Charts and diagrams as code
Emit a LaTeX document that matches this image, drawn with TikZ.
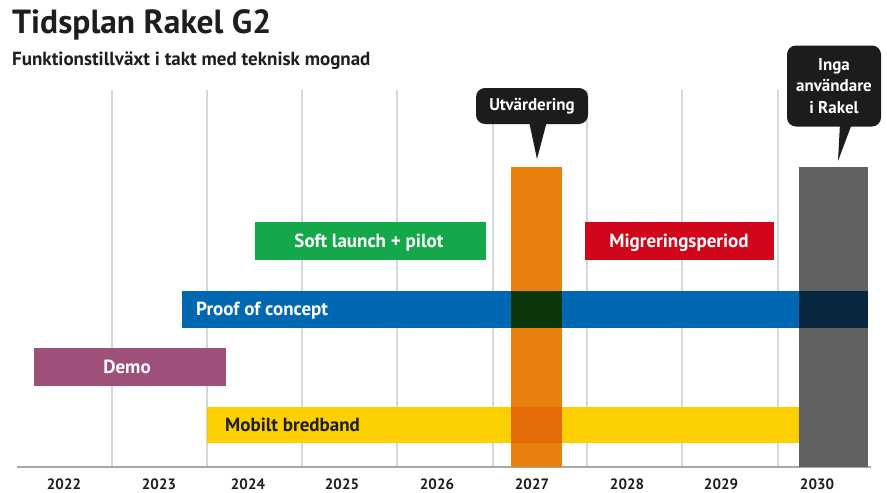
\documentclass[tikz,border=0pt]{standalone}
\usepackage{fontspec}
\setmainfont{PT Sans}
\usetikzlibrary{positioning}

\definecolor{gridgray}{HTML}{CFDADF}
\definecolor{axisgray}{HTML}{A8A8A8}
\definecolor{textdark}{HTML}{1E1E1E}
\definecolor{notebg}{HTML}{1C1C1C}
\definecolor{softgreen}{HTML}{14A84A}
\definecolor{migred}{HTML}{D0061A}
\definecolor{pocblue}{HTML}{0068B3}
\definecolor{demopurple}{HTML}{9E4F7A}
\definecolor{mbbyellow}{HTML}{FCD000}
\definecolor{evalorange}{HTML}{E8800E}
\definecolor{endgray}{HTML}{606060}
\definecolor{darkgreen}{HTML}{0A360A}
\definecolor{darkorange}{HTML}{E36A06}
\definecolor{darknavy}{HTML}{0A2742}

\tikzset{
  bar/.style={inner sep=0pt, anchor=north west},
  barlabel/.style={font=\bfseries\fontsize{19}{22}\selectfont, text=white, anchor=base, inner sep=0pt},
  yearlabel/.style={font=\bfseries\fontsize{15}{18}\selectfont, text=textdark, anchor=base, inner sep=0pt},
  note/.style={fill=notebg, rounded corners=9pt, text=white, align=center, inner sep=0pt,
    font=\bfseries\fontsize{17}{21.5}\selectfont},
}

\begin{document}
\begin{tikzpicture}[x=1pt, y=-1pt]

    \fill[white] (0, 0) rectangle (887, 493);
    \useasboundingbox (0, 0) rectangle (887, 493);

    % title
    \node[anchor=base west, inner sep=0pt, text=textdark, font=\bfseries\fontsize{33.5}{38}\selectfont]
      (title) at (12, 33) {Tidsplan Rakel G2};
    \node[anchor=base west, inner sep=0pt, text=textdark, font=\bfseries\fontsize{19}{22}\selectfont]
      (subtitle) at (12, 65) {Funktionstillväxt i takt med teknisk mognad};

    % grid
    \foreach \x in {112, 207, 302, 397, 493, 587, 682, 778}
      \draw[gridgray, line width=1.2pt] (\x, 90) -- (\x, 467);
    \draw[axisgray, line width=1.2pt] (17, 467) -- (871, 467);

    \foreach \yr/\x in {2022/64, 2023/159, 2024/248, 2025/342, 2026/437, 2027/532, 2028/627, 2029/721, 2030/817}
      \node[yearlabel] (y\yr) at (\x, 489) {\yr};

    % bars
    \node[bar, fill=softgreen, minimum width=231pt, minimum height=38pt] (soft) at (255, 222) {};
    \node[bar, fill=migred, minimum width=189pt, minimum height=38pt] (migr) at (585, 222) {};
    \node[bar, fill=pocblue, minimum width=686pt, minimum height=37pt] (poc) at (182, 291) {};
    \node[bar, fill=demopurple, minimum width=192pt, minimum height=38pt] (demo) at (34, 348) {};
    \node[bar, fill=mbbyellow, minimum width=592pt, minimum height=36pt] (mbb) at (207, 407) {};

    % columns
    \node[bar, fill=evalorange, minimum width=51pt, minimum height=300pt] (eval) at (511, 167) {};
    \node[bar, fill=endgray, minimum width=69pt, minimum height=300pt] (stop) at (799, 167) {};

    % overlaps
    \fill[darkgreen] (511, 291) rectangle (562, 328);
    \fill[darkorange] (511, 407) rectangle (562, 443);
    \fill[darknavy] (799, 291) rectangle (868, 328);

    % bar labels
    \node[barlabel] (softtext) at (369, 247) {Soft launch + pilot};
    \node[barlabel] (migrtext) at (679, 247) {Migreringsperiod};
    \node[barlabel, anchor=base west] (poctext) at (196, 315) {Proof of concept};
    \node[barlabel] (demotext) at (127, 373) {Demo};
    \node[barlabel, anchor=base west, text=textdark] (mbbtext) at (225, 431) {Mobilt bredband};

    % callouts
    \node[note, minimum width=112pt, minimum height=36pt] (evalnote) at (532, 106) {Utvärdering};
    \coordinate (evaltip) at (537, 159);
    \fill[notebg] ([xshift=-3pt, yshift=3pt]evalnote.south) -- ([xshift=15pt, yshift=3pt]evalnote.south) -- (evaltip) -- cycle;

    \node[note, minimum width=94pt, minimum height=81pt] (stopnote) at (834, 86) {Inga\\användare\\i Rakel};
    \coordinate (stoptip) at (838, 161);
    \fill[notebg] ([xshift=6pt, yshift=3pt]stopnote.south) -- ([xshift=18pt, yshift=3pt]stopnote.south) -- (stoptip) -- cycle;

\end{tikzpicture}
\end{document}
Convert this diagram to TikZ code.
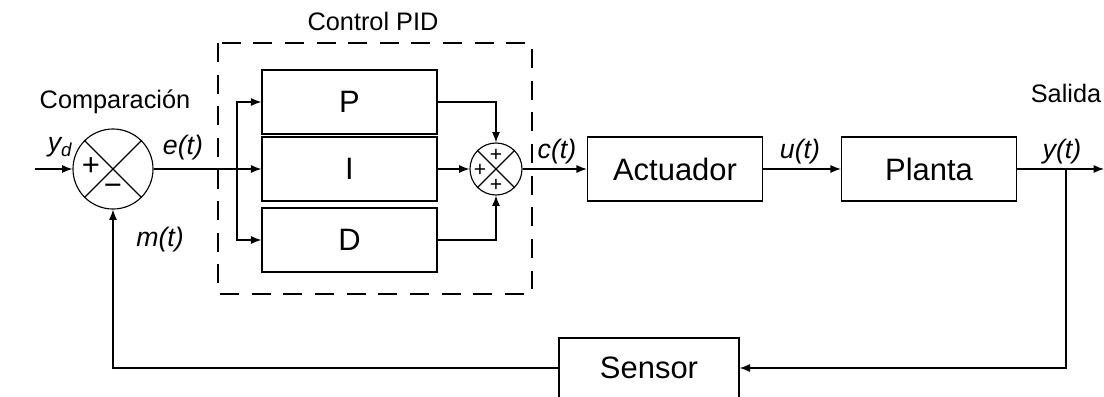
\documentclass[tikz,border=0pt]{standalone}
\usepackage{fontspec}
\setmainfont{Liberation Sans}
\usetikzlibrary{arrows.meta, positioning, calc}

\tikzset{
  block/.style={draw, line width=0.9pt, minimum width=4.375cm, minimum height=1.6cm, inner sep=0pt, font=\fontsize{22}{24}\selectfont},
  sumnode/.style={draw, circle, line width=0.8pt, inner sep=0pt},
  sig/.style={-{Latex[length=2.6mm,width=2mm]}, line width=0.8pt},
  wire/.style={line width=0.8pt},
  lbl/.style={font=\fontsize{19}{22}\selectfont\itshape},
  title/.style={font=\fontsize{18}{20}\selectfont},
  bigsign/.style={font=\fontsize{22}{22}\selectfont, inner sep=0pt},
  smallsign/.style={font=\fontsize{15}{15}\selectfont, inner sep=0pt},
  pidframe/.style={line width=1.5pt, dash pattern=on 13.5pt off 9pt}
}

\begin{document}
\begin{tikzpicture}[x=0.025cm, y=-0.025cm]
  \useasboundingbox (0,0) rectangle (1104,396);

  % Comparador
  \coordinate (in) at (35,169);
  \node[sumnode, minimum size=2cm] (cmp) at (113,169) {};
  \draw[wire] (cmp.north west) -- (cmp.south east) (cmp.north east) -- (cmp.south west);
  \node[bigsign] (cmpplus) at (91,167) {+};
  \node[bigsign] (cmpminus) at (113,190) {−};
  \draw[sig] (in) -- (cmp.west);
  \node[title] (cmptxt) at (115,102) {Comparación};
  \node[lbl] (yd) at (60,147) {y\textsubscript{\itshape d}};

  % Control PID
  \draw[pidframe] (218,43) rectangle (532,294);
  \node[title] (pidtxt) at (373,21) {Control PID};
  \node[block] (P) at (349.5,102) {P};
  \node[block] (I) at (349.5,169) {I};
  \node[block] (D) at (349.5,240) {D};
  \coordinate (split) at (237,169);
  \draw[wire] (cmp.east) -- (split);
  \draw[sig] (split) |- (P.west);
  \draw[sig] (split) -- (I.west);
  \draw[sig] (split) |- (D.west);
  \node[lbl] (e) at (183,148) {e(t)};

  % Sumador
  \node[sumnode, minimum size=1.3cm] (sum) at (496,169) {};
  \draw[wire] (sum.north west) -- (sum.south east) (sum.north east) -- (sum.south west);
  \node[smallsign] (sumtop) at (496,155) {+};
  \node[smallsign] (sumleft) at (480,170) {+};
  \node[smallsign] (sumbot) at (496,185) {+};
  \draw[sig] (P.east) -| (sum.north);
  \draw[sig] (I.east) -- (sum.west);
  \draw[sig] (D.east) -| (sum.south);

  % Actuador y planta
  \node[block] (act) at (675,169) {Actuador};
  \node[block] (planta) at (929,169) {Planta};
  \draw[sig] (sum.east) -- (act.west);
  \draw[sig] (act.east) -- (planta.west);
  \node[lbl] (c) at (557,152) {c(t)};
  \node[lbl] (u) at (800,152) {u(t)};

  % Salida
  \coordinate (tap) at (1066,169);
  \coordinate (out) at (1104,169);
  \draw[sig] (planta.east) -- (out);
  \node[lbl] (y) at (1062,152) {y(t)};
  \node[title] (saltxt) at (1066,93) {Salida};

  % Realimentacion
  \node[block, minimum width=4.5cm, minimum height=1.5cm] (sensor) at (649,368) {Sensor};
  \draw[sig] (tap) |- (sensor.east);
  \draw[sig] (sensor.west) -| (cmp.south);
  \node[lbl] (m) at (160,240) {m(t)};
\end{tikzpicture}
\end{document}
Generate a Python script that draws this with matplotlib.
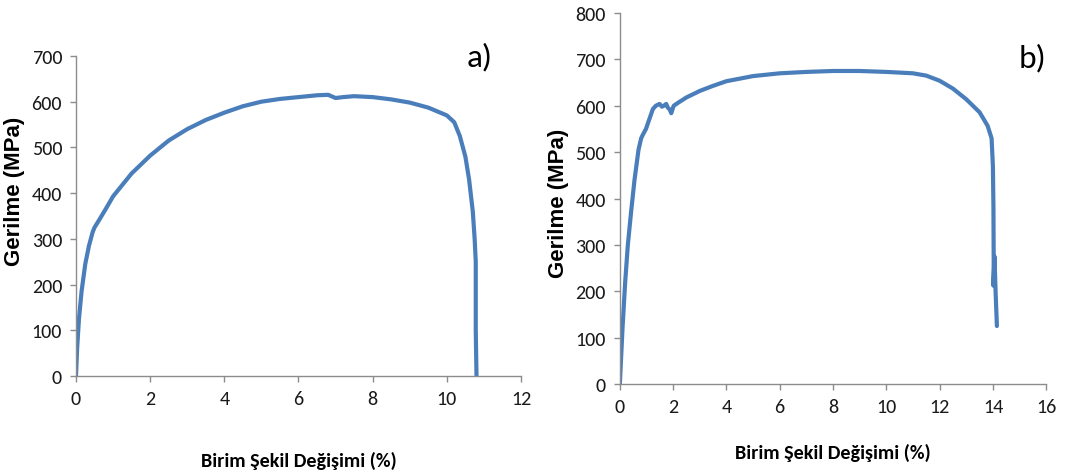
import numpy as np
import matplotlib
matplotlib.use('Agg')
import matplotlib.pyplot as plt

# panel a) stress-strain curve
strain_a = [0, 0.03, 0.08, 0.15, 0.25, 0.35, 0.45, 0.5, 0.6, 0.8, 1.0, 1.5, 2.0, 2.5, 3.0,
            3.5, 4.0, 4.5, 5.0, 5.5, 6.0, 6.5, 6.8, 7.0, 7.2, 7.5, 8.0, 8.5, 9.0,
            9.5, 10.0, 10.2, 10.35, 10.5, 10.6, 10.7, 10.75, 10.78, 10.78, 10.8]
stress_a = [0, 60, 125, 185, 245, 285, 315, 325, 338, 365, 393, 443, 482, 515, 540,
            560, 576, 590, 600, 606, 610, 614, 615, 608, 610, 612, 610, 605, 598,
            587, 570, 555, 525, 480, 430, 360, 300, 250, 100, 0]

# panel b) stress-strain curve
strain_b = [0, 0.05, 0.1, 0.2, 0.3, 0.42, 0.55, 0.7, 0.8, 0.85, 0.98, 1.1, 1.24, 1.35, 1.49,
            1.58, 1.65, 1.74, 1.8, 1.87, 1.93, 2.02, 2.2, 2.5, 3.0, 3.5, 4.0, 5.0, 6.0,
            7.0, 8.0, 9.0, 10.0, 11.0, 11.5, 12.0, 12.5, 13.0, 13.5, 13.8, 13.95, 14.0,
            14.02, 14.03, 14.02, 14.06, 14.1, 14.15]
stress_b = [0, 60, 120, 220, 300, 370, 440, 505, 530, 536, 550, 570, 593, 600, 604,
            598, 600, 604, 596, 592, 584, 600, 607, 618, 632, 643, 653, 664, 670,
            673, 675, 675, 673, 670, 665, 654, 637, 614, 586, 557, 530, 470,
            380, 260, 212, 275, 200, 125]

xticks_a = [0, 2, 4, 6, 8, 10, 12]
yticks_a = [0, 100, 200, 300, 400, 500, 600, 700]
xticks_b = [0, 2, 4, 6, 8, 10, 12, 14, 16]
yticks_b = [0, 100, 200, 300, 400, 500, 600, 700, 800]

line_color = '#4a7ebb'
narrow = ['Carlito', 'DejaVu Sans']
arial = ['Liberation Sans', 'DejaVu Sans']

fig = plt.figure(figsize=(10.78, 4.77), dpi=100)
ax_a = fig.add_axes([0.0705, 0.2096, 0.4128, 0.671])
ax_b = fig.add_axes([0.575, 0.1929, 0.3955, 0.7777])


def style(ax, xticks, yticks, label, label_xy, ylab_xy, xlab_y):
    ax.set_xlim(xticks[0], xticks[-1])
    ax.set_ylim(yticks[0], yticks[-1])
    ax.set_xticks(xticks)
    ax.set_yticks(yticks)
    for s in ['top', 'right']:
        ax.spines[s].set_visible(False)
    for s in ['left', 'bottom']:
        ax.spines[s].set_color('#8c8c8c')
        ax.spines[s].set_linewidth(1.0)
    ax.tick_params(direction='out', length=4, width=1, color='#8c8c8c',
                   labelsize=14.5, labelcolor='#1a1a1a', pad=6)
    for t in ax.get_xticklabels() + ax.get_yticklabels():
        t.set_family(narrow)
    ax.set_ylabel('Gerilme (MPa)', fontsize=16, fontweight='bold', family=arial)
    ax.yaxis.set_label_coords(*ylab_xy)
    ax.set_xlabel('Birim Şekil Değişimi (%)', fontsize=14.5, fontweight='bold',
                  family=narrow)
    ax.xaxis.set_label_coords(0.5, xlab_y)
    ax.text(label_xy[0], label_xy[1], label, transform=ax.transAxes, fontsize=24,
            family=narrow, ha='center', va='center', clip_on=False)


ax_a.plot(strain_a, stress_a, color=line_color, lw=3, solid_capstyle='round')
ax_b.plot(strain_b, stress_b, color=line_color, lw=3, solid_capstyle='round')
style(ax_a, xticks_a, yticks_a, 'a)', (0.908, 1.0), (-0.115, 0.58), -0.235)
style(ax_b, xticks_b, yticks_b, 'b)', (0.967, 0.88), (-0.12, 0.49), -0.16)

fig.savefig('out.png', dpi=100)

§ DIRECTIVE
Print the line above containing "Generate a Python", the line containing "import matplotlib.pyplot as plt", and everything between them, exactly as written. Pictures stay out.

§ SOLUTION TO THE PROBLEM
Generate a Python script that draws this with matplotlib.
import numpy as np
import matplotlib
matplotlib.use('Agg')
import matplotlib.pyplot as plt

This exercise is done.